Pharmaceutical Interventions for the Management of No-Reflow

Tim A. Fischell, MD

J Invasive Cardiol. 2008;20(7):374-379. 

In This Article


A retrospective study demonstrated that IC verapamil improved TIMI flow grade in 89% of no-reflow patients following PCI and markedly improved TFC (from 91 ± 56 to 38 ± 21 frames, p <0.001).[10] Pretreatment verapamil administered to 10 patients undergoing PCI of saphenous vein grafts was associated with a nonsignificantly reduced incidence of no-reflow vs. no pretreatment. Flow rate in the vessel as assessed by TFC was significantly faster in pretreated patients (p = 0.016), suggestive of increased perfusion and reduced downstream resistance.45 In a prospective investigation, intragraft verapamil for no-reflow associated with angioscopy, extraction atherectomy, balloon angioplasty or stent implantation in degenerated SVG lesions resulted in significant improvement in flow in all instances (TIMI flow grade 1.4 ± 0.8 before, to 2.8 ± 0.5 after verapamil, p <0.001). TIMI 3 flow was reestablished in 88% of episodes. In contrast, intragraft nitroglycerin alone had no relevant effects on TIMI flow.[46] IC verapamil reversed no-reflow in a consecutive series of 212 direct or rescue stent deployment for infarction.

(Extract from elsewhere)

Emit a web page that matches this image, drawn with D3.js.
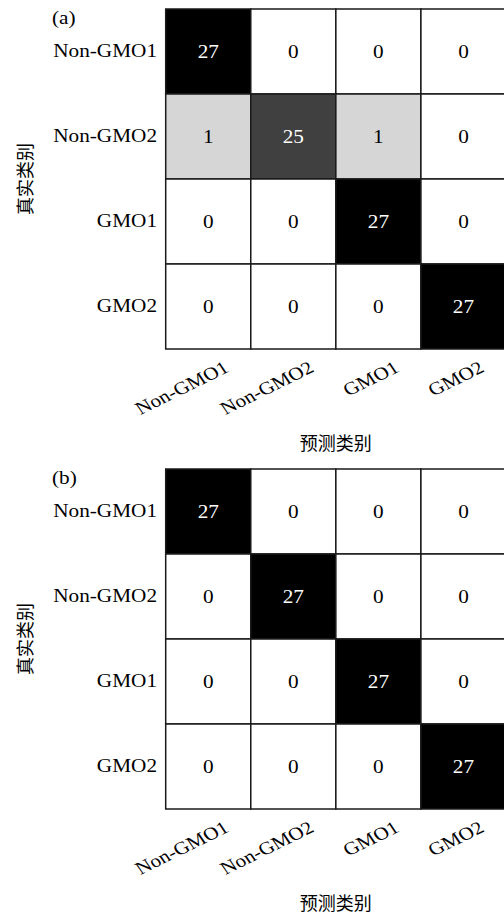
<!DOCTYPE html>
<html>
<head>
<meta charset="utf-8">
<script src="https://cdn.jsdelivr.net/npm/d3@7"></script>
<style>
  body { margin: 0; background: #fff; }
  svg { display: block; }
  .lat { font-family: "Liberation Serif", "DejaVu Serif", serif; font-size: 18px; }
  .cjk { font-family: "Noto Sans CJK SC", sans-serif; font-size: 18px; }
</style>
</head>
<body>
<div id="chart"></div>
<script>
// confusion matrices, rows = true class, cols = predicted class
const classes = ["Non-GMO1", "Non-GMO2", "GMO1", "GMO2"];
const matrixA = [
  [27, 0, 0, 0],
  [1, 25, 1, 0],
  [0, 0, 27, 0],
  [0, 0, 0, 27]
];
const matrixB = [
  [27, 0, 0, 0],
  [0, 27, 0, 0],
  [0, 0, 27, 0],
  [0, 0, 0, 27]
];
const panelNames = ["(a)", "(b)"];
const xTitle = "预测类别";
const yTitle = "真实类别";

const W = 504, H = 915;
const sx = 1.18; // figure looks stretched horizontally

let svg = d3.select("#chart").append("svg")
  .attr("width", W)
  .attr("height", H);

let color = d3.scaleLinear()
  .domain([0, 1, 25, 27])
  .range(["#ffffff", "#d6d6d6", "#404040", "#000000"]);

function drawPanel(matrix, name, top) {
  let g = svg.append("g");

  let x = d3.scaleBand().domain(classes).range([165.7, 506]);
  let y = d3.scaleBand().domain(classes).range([top, top + 340]);

  let cells = [];
  matrix.forEach((row, i) => {
    row.forEach((v, j) => cells.push({ t: classes[i], p: classes[j], v: v }));
  });

  g.selectAll("rect.cell")
    .data(cells)
    .enter()
    .append("rect")
    .attr("class", "cell")
    .attr("x", d => x(d.p))
    .attr("y", d => y(d.t))
    .attr("width", x.bandwidth())
    .attr("height", y.bandwidth())
    .attr("fill", d => color(d.v))
    .attr("stroke", "#1a1a1a")
    .attr("stroke-width", 1.5);

  g.selectAll("text.val")
    .data(cells)
    .enter()
    .append("text")
    .attr("class", "val lat")
    .attr("text-anchor", "middle")
    .attr("transform", d => `translate(${x(d.p) + x.bandwidth() / 2},${y(d.t) + y.bandwidth() / 2 + 6}) scale(${sx},1)`)
    .attr("fill", d => d.v > 13.5 ? "#fff" : "#000")
    .text(d => d.v);

  // row labels
  g.selectAll("text.rowlab")
    .data(classes)
    .enter()
    .append("text")
    .attr("class", "rowlab lat")
    .attr("text-anchor", "end")
    .attr("transform", d => `translate(157,${y(d) + y.bandwidth() / 2 + 5.8}) scale(${sx},1)`)
    .text(d => d);

  // column labels, rotated
  let bottom = top + 340;
  g.selectAll("text.collab")
    .data(classes)
    .enter()
    .append("text")
    .attr("class", "collab lat")
    .attr("text-anchor", "end")
    .attr("transform", d => `translate(${x(d) + x.bandwidth() / 2 + 22},${bottom + 22}) scale(${sx},1) rotate(-30)`)
    .text(d => d);

  g.append("text")
    .attr("class", "lat")
    .attr("transform", `translate(52,${top + 15}) scale(${sx},1)`)
    .text(name);

  g.append("text")
    .attr("class", "cjk")
    .attr("text-anchor", "middle")
    .attr("x", (165.7 + 506) / 2)
    .attr("y", bottom + 101)
    .text(xTitle);

  g.append("text")
    .attr("class", "cjk")
    .attr("text-anchor", "middle")
    .attr("transform", `translate(32,${top + 170}) rotate(-90)`)
    .text(yTitle);
}

drawPanel(matrixA, panelNames[0], 9);
drawPanel(matrixB, panelNames[1], 469);
</script>
</body>
</html>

Twenty-three (10.8%) patients developed no-reflow. Verapamil reduced TFC from 56 ± 9 frames to 24 ± 4, a significant change versus controls (p <0.001). TIMI flow grade 3 was restored in 65% of instances. Verapamil was associated with intermittent atrioventricular block in 3 patients.[47] Finally, in a randomized, comparative, placebo-controlled study of IC verapamil, adenosine or placebo administered immediately after PCI, both verapamil and adenosine significantly improved coronary flow, although 18% of patients receiving verapamil developed heart block.[35] Diltiazem. A retrospective series of 24 case reports indicated that IC diltiazem may be effective in reversing no-reflow associated with PCI of native arteries or grafts. Fifteen of the 24 patients in this series were severely symptomatic due to TIMI flow grade 0 or 1, requiring support with aramine, atropine or temporary pacing, and showed no improvement with IC nitroglycerin. Administration of IC diltiazem boluses led to prompt clinical and angiographic improvement in flow grade in most patients and was well tolerated.[48]